Aim of the exercise ▸ Quote from the first line below through the line that contains "const chart = echarts.init(document.getElementById('main'))", both included, and leave the pictures out.

Dataset excerpt ▸
** BEGIN **

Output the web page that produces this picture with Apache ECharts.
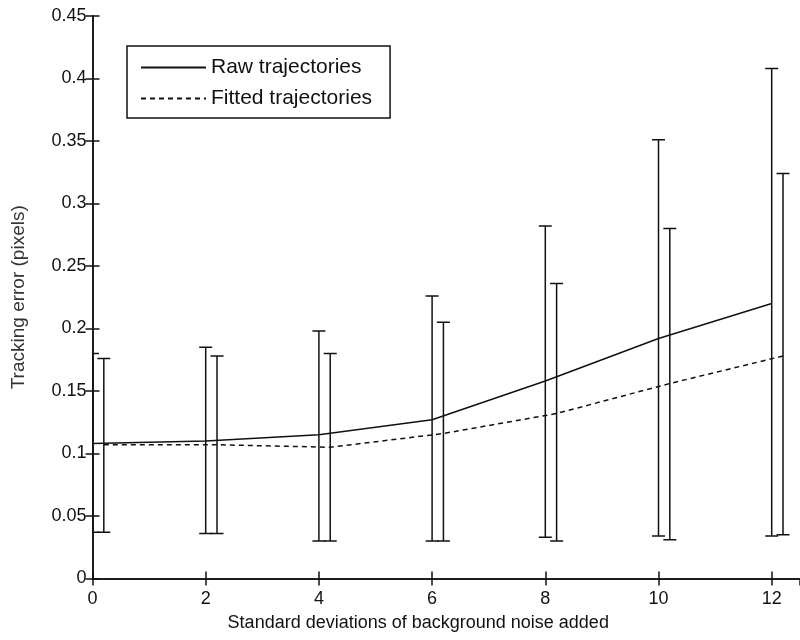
<!DOCTYPE html>
<html>
<head>
<meta charset="utf-8">
<script src="https://cdn.jsdelivr.net/npm/echarts@6/dist/echarts.min.js"></script>
<style>
  html, body { margin: 0; padding: 0; background: #fff; }
  #main { width: 800px; height: 640px; }
</style>
</head>
<body>
<div id="main"></div>
<script>
// noise levels (std devs of background noise added)
const noise = [0, 2, 4, 6, 8, 10, 12]
const fitShift = 0.2 // fitted bars are drawn slightly to the right

// mean tracking error
const rawMean = [0.108, 0.110, 0.115, 0.127, 0.158, 0.192, 0.220]
const fitMean = [0.107, 0.107, 0.105, 0.116, 0.132, 0.156, 0.178]

// error bar limits
const rawLow = [0.037, 0.036, 0.030, 0.030, 0.033, 0.034, 0.034]
const rawHigh = [0.180, 0.185, 0.198, 0.226, 0.282, 0.351, 0.408]
const fitLow = [0.037, 0.036, 0.030, 0.030, 0.030, 0.031, 0.035]
const fitHigh = [0.176, 0.178, 0.180, 0.205, 0.236, 0.280, 0.324]

const ink = '#111'
const font = 'Liberation Sans, Arial, sans-serif'

const chart = echarts.init(document.getElementById('main'))

// vertical bar with caps at both ends
const errorBar = (params, api) => {
  const x = api.value(0)
  const top = api.coord([x, api.value(2)])
  const bot = api.coord([x, api.value(1)])
  const hw = 6.5
  const st = { stroke: ink, lineWidth: 1.5 }
  return {
    type: 'group',
    children: [
      { type: 'line', shape: { x1: top[0], y1: top[1], x2: bot[0], y2: bot[1] }, style: st },
      { type: 'line', shape: { x1: top[0] - hw, y1: top[1], x2: top[0] + hw, y2: top[1] }, style: st },
      { type: 'line', shape: { x1: bot[0] - hw, y1: bot[1], x2: bot[0] + hw, y2: bot[1] }, style: st }
    ]
  }
}

const tick = { show: true, inside: true, length: 7, lineStyle: { color: ink, width: 1.5 } }
const axLine = { show: true, lineStyle: { color: ink, width: 1.5 } }

chart.setOption({
  animation: false,
  backgroundColor: '#fff',
  grid: { left: 92.5, top: 16, right: -3, bottom: 61.5 },
  legend: {
    data: ['Raw trajectories', 'Fitted trajectories'],
    orient: 'vertical',
    left: 127,
    top: 46,
    padding: [11, 18, 9, 13],
    itemGap: 10,
    itemWidth: 65,
    itemHeight: 14,
    itemStyle: { opacity: 0 },
    borderColor: ink,
    borderWidth: 1.5,
    backgroundColor: '#fff',
    textStyle: { fontFamily: font, fontSize: 21, color: ink }
  },
  xAxis: [
    {
      type: 'value',
      min: 0,
      max: 12.5,
      interval: 2,
      name: 'Standard deviations of background noise added',
      nameLocation: 'middle',
      nameGap: 36,
      // title sits a bit left of the plot centre in the original
      nameTextStyle: { fontFamily: font, fontSize: 18, color: ink, padding: [0, 56, 0, 0] },
      axisLine: axLine,
      axisTick: tick,
      axisLabel: { fontFamily: font, fontSize: 18, color: ink, margin: 12, showMaxLabel: false },
      splitLine: { show: false }
    },
    {
      type: 'value',
      position: 'top',
      min: 0,
      max: 12.5,
      interval: 2,
      axisLine: axLine,
      axisTick: tick,
      axisLabel: { show: false },
      splitLine: { show: false }
    }
  ],
  yAxis: [
    {
      type: 'value',
      min: 0,
      max: 0.45,
      interval: 0.05,
      name: 'Tracking error (pixels)',
      nameLocation: 'middle',
      nameGap: 64,
      nameTextStyle: { fontFamily: font, fontSize: 19, color: '#333' },
      axisLine: axLine,
      axisTick: tick,
      axisLabel: { fontFamily: font, fontSize: 18, color: ink, margin: 6 },
      splitLine: { show: false }
    },
    {
      type: 'value',
      position: 'right',
      min: 0,
      max: 0.45,
      interval: 0.05,
      axisLine: axLine,
      axisTick: tick,
      axisLabel: { show: false },
      splitLine: { show: false }
    }
  ],
  series: [
    {
      name: 'Raw trajectories',
      type: 'line',
      symbol: 'none',
      data: noise.map((x, i) => [x, rawMean[i]]),
      lineStyle: { color: ink, width: 1.5 },
      itemStyle: { color: ink }
    },
    {
      name: 'Fitted trajectories',
      type: 'line',
      symbol: 'none',
      data: noise.map((x, i) => [x + fitShift, fitMean[i]]),
      lineStyle: { color: ink, width: 1.5, type: [5, 4] },
      itemStyle: { color: ink }
    },
    {
      name: 'raw bars',
      type: 'custom',
      clip: true,
      renderItem: errorBar,
      data: noise.map((x, i) => [x, rawLow[i], rawHigh[i]])
    },
    {
      name: 'fitted bars',
      type: 'custom',
      clip: true,
      renderItem: errorBar,
      data: noise.map((x, i) => [x + fitShift, fitLow[i], fitHigh[i]])
    }
  ]
})
</script>
</body>
</html>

** END **

Worked solution ▸
Output the web page that produces this picture with Apache ECharts.
<!DOCTYPE html>
<html>
<head>
<meta charset="utf-8">
<script src="https://cdn.jsdelivr.net/npm/echarts@6/dist/echarts.min.js"></script>
<style>
  html, body { margin: 0; padding: 0; background: #fff; }
  #main { width: 800px; height: 640px; }
</style>
</head>
<body>
<div id="main"></div>
<script>
// noise levels (std devs of background noise added)
const noise = [0, 2, 4, 6, 8, 10, 12]
const fitShift = 0.2 // fitted bars are drawn slightly to the right

// mean tracking error
const rawMean = [0.108, 0.110, 0.115, 0.127, 0.158, 0.192, 0.220]
const fitMean = [0.107, 0.107, 0.105, 0.116, 0.132, 0.156, 0.178]

// error bar limits
const rawLow = [0.037, 0.036, 0.030, 0.030, 0.033, 0.034, 0.034]
const rawHigh = [0.180, 0.185, 0.198, 0.226, 0.282, 0.351, 0.408]
const fitLow = [0.037, 0.036, 0.030, 0.030, 0.030, 0.031, 0.035]
const fitHigh = [0.176, 0.178, 0.180, 0.205, 0.236, 0.280, 0.324]

const ink = '#111'
const font = 'Liberation Sans, Arial, sans-serif'

const chart = echarts.init(document.getElementById('main'))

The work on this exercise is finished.